Duty calls

Colm McLoughlin, managing director of Dubai Duty Free, tells the 6th Arabian Business Forum why the retailer won’t be expanding outside of its home market any time soon
By Staff writer
Sun 03 Jun 2012 08:40 AM

Colm Mcloughlin, the managing director of Dubai Duty Free, has an amazing ability to remember figures. It’s not hard to see why when he starts to reel off some of the impressive numbers that the Dubai-based retailer has achieved in the 29 years since its inception.

“We opened for business on 20 December 1983 and on that day our sales were AED160,000 ($43,500), which is good for a first day. On 20 December 2011 our sales had jumped to AED86m,” he tells the audience at the 6th Arabian Business Forum.

“We [currently] have 4,000 staff; we did 22.5 million transactions on our registers last year; sold 18 million units of merchandise last year; we’ve given away 31 luxury cars; last year we gave away $14m in our millionaire promotion; we apprehended 5,794 shoplifters; received 35,000 unsolicited CVs; hired 850 people last year; we had 350 resignations and terminated 33,” he adds, laughing.

The growth of Dubai Duty Free over the last three decades has gone hand-in-hand with both Emirates Airline’s expansion and Dubai’s international status as a travel and tourism hub. Today, the retailer, which is owned by the Investment Corporation of Dubai, operates 18,000 sq m of retail space and last year sold AED5.3bn of merchandise, a 15.7 percent increase on the previous year.

“We take around $47-$48 per passenger that goes through the airport and our penetration is just under 50 percent,” says McLoughlin. “If you look around at the good airports like Heathrow and Singapore generally the penetration in those airports is seventeen-eighteen percent. We’re on target for sales of AED6bn in 2012,” he adds.

McLoughlin, who arrived in Dubai for a six-month stint in 1983 and still calls the emirate his home, doesn’t plan to stop the retailer’s growth any time soon. The Dubai-based firm increased the size of a multi-tranche loan facility it is currently raising to $1.5bn last month to help fund the expansion of Dubai’s international airport.

The funds, driven by high interest from local and international lenders, will help finance the infrastructure of Concourse 4 at the airport, he explains.

“The reason for that is that the government has decided that Dubai Duty Free will be the main financier of Concourse 4. It will cost $7.8bn and we’re currently borrowing $1.5bn to help the building of the airport structure. Dubai Duty Free will be building 6-7,000 sq m of retail space in Concourse 4.”

Other examples of organic growth will come from some 8,000 sq ft of retail space at Dubai International Airport’s Concourse 3.

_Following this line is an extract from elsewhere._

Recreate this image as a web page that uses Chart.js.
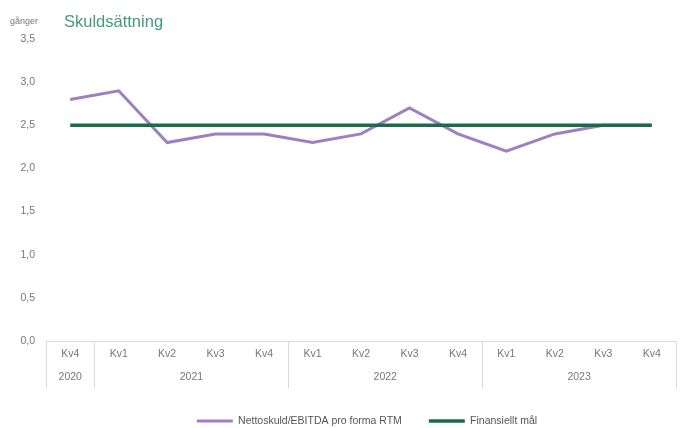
<!DOCTYPE html>
<html>
<head>
<meta charset="utf-8">
<script src="https://cdn.jsdelivr.net/npm/chart.js@4/dist/chart.umd.min.js"></script>
<style>
  html, body { margin: 0; padding: 0; background: #fff; }
  #wrap { position: relative; width: 686px; height: 428px; }
  #title { position: absolute; left: 64px; top: 12px; font-family: "Liberation Sans", Arial, sans-serif; font-size: 16.5px; color: #449b7b; line-height: 19px; }
  #unit { position: absolute; left: 10px; top: 16px; font-family: "Liberation Sans", Arial, sans-serif; font-size: 9px; color: #777; }
</style>
</head>
<body>
<div id="wrap">
  <canvas id="c" width="686" height="428"></canvas>
  <div id="title">Skuldsättning</div>
  <div id="unit">gånger</div>
</div>
<script>
const quarters = ['Kv4','Kv1','Kv2','Kv3','Kv4','Kv1','Kv2','Kv3','Kv4','Kv1','Kv2','Kv3','Kv4'];
const years = ['2020','2021','2022','2023'];
const yearGroupSizes = [1, 4, 4, 4];
const nettoskuld = [2.8, 2.9, 2.3, 2.4, 2.4, 2.3, 2.4, 2.7, 2.4, 2.2, 2.4, 2.5, 2.5];
const finansielltMal = [2.5, 2.5, 2.5, 2.5, 2.5, 2.5, 2.5, 2.5, 2.5, 2.5, 2.5, 2.5, 2.5];
const yTicks = [0, 0.5, 1.0, 1.5, 2.0, 2.5, 3.0, 3.5];

const AXIS_COLOR = '#d9d9d9';
const LABEL_COLOR = '#777777';
const FONT = '"Liberation Sans", Arial, sans-serif';
const FS = 10.5;

const groupPlugin = {
  id: 'groupAxis',
  afterDraw(chart) {
    const x = chart.scales.x;
    const ctx = chart.ctx;
    const top = chart.chartArea.bottom;
    const bottom = top + 47;
    const half = (x.getPixelForValue(1) - x.getPixelForValue(0)) / 2;
    ctx.save();
    ctx.strokeStyle = AXIS_COLOR;
    ctx.lineWidth = 1;
    let idx = 0;
    const bounds = [x.getPixelForValue(0) - half];
    const centers = [];
    yearGroupSizes.forEach(n => {
      const start = x.getPixelForValue(idx) - half;
      const end = x.getPixelForValue(idx + n - 1) + half;
      bounds.push(end);
      centers.push((start + end) / 2);
      idx += n;
    });
    bounds.forEach(b => {
      const px = Math.round(b) + 0.5;
      ctx.beginPath();
      ctx.moveTo(px, top);
      ctx.lineTo(px, bottom);
      ctx.stroke();
    });
    ctx.fillStyle = LABEL_COLOR;
    ctx.font = FS + 'px ' + FONT;
    ctx.textAlign = 'center';
    ctx.textBaseline = 'middle';
    years.forEach((y, i) => ctx.fillText(y, centers[i], top + 36));
    ctx.restore();
  }
};

const legendShift = {
  id: 'legendShift',
  afterLayout(chart) {
    const l = chart.legend;
    if (l) { l.left += 29; l.right += 29; }
  }
};

new Chart(document.getElementById('c'), {
  type: 'line',
  data: {
    labels: quarters,
    datasets: [
      { label: 'Nettoskuld/EBITDA pro forma RTM', data: nettoskuld, borderColor: '#a07fc1', backgroundColor: '#a07fc1', borderWidth: 3, pointRadius: 0, tension: 0, order: 1 },
      { label: 'Finansiellt mål', data: finansielltMal, borderColor: '#1b6a4c', backgroundColor: '#1b6a4c', borderWidth: 3.5, pointRadius: 0, tension: 0, order: 0 }
    ]
  },
  options: {
    responsive: false,
    animation: false,
    layout: { padding: { top: 39, right: 10, left: 0, bottom: -8.25 } },
    plugins: {
      tooltip: { enabled: false },
      legend: {
        position: 'bottom',
        labels: {
          usePointStyle: true,
          pointStyle: 'line',
          pointStyleWidth: 36,
          font: { size: FS, family: FONT },
          color: '#555',
          padding: 27,
          sort: (a, b) => a.datasetIndex - b.datasetIndex
        }
      }
    },
    scales: {
      x: {
        offset: true,
        grid: { display: false, drawTicks: false },
        border: { display: true, color: AXIS_COLOR },
        ticks: { color: LABEL_COLOR, font: { size: FS, family: FONT }, padding: 7, maxRotation: 0, autoSkip: false },
        afterFit(scale) { scale.height = 47.75; }
      },
      y: {
        min: 0, max: 3.5,
        grid: { display: false, drawTicks: false },
        border: { display: false },
        afterBuildTicks(scale) { scale.ticks = yTicks.map(v => ({ value: v })); },
        ticks: {
          color: LABEL_COLOR, font: { size: FS, family: FONT }, padding: 11,
          callback: v => v.toFixed(1).replace('.', ',')
        },
        afterFit(scale) { scale.width = 46; }
      }
    }
  },
  plugins: [groupPlugin, legendShift]
});
</script>
</body>
</html>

McLoughlin does rule out international expansion in the near future but says it may look to expand its operations outside of its home market when it reaches saturation.  “We might make $500,000 a year — but that’s not needed yet. We can make more money staying here than looking around… It’s not in our list yet, it’s fairly far down our list and its not been needed yet,” he says, adding that he wasn’t disappointed by unsuccessful bids to operate duty free operations at Beirut and Colombo international airports.

“If ever Dubai Duty Free got to a rate of saturation then of course they would go out into the market and set out to bid for a other airports but right now we are amateurs at that, there are professional companies around the world…. who know this business inside out,” he adds.

Judging from the expansion plans in its home market, it looks like Dubai Duty Free will have its hands full for some time yet.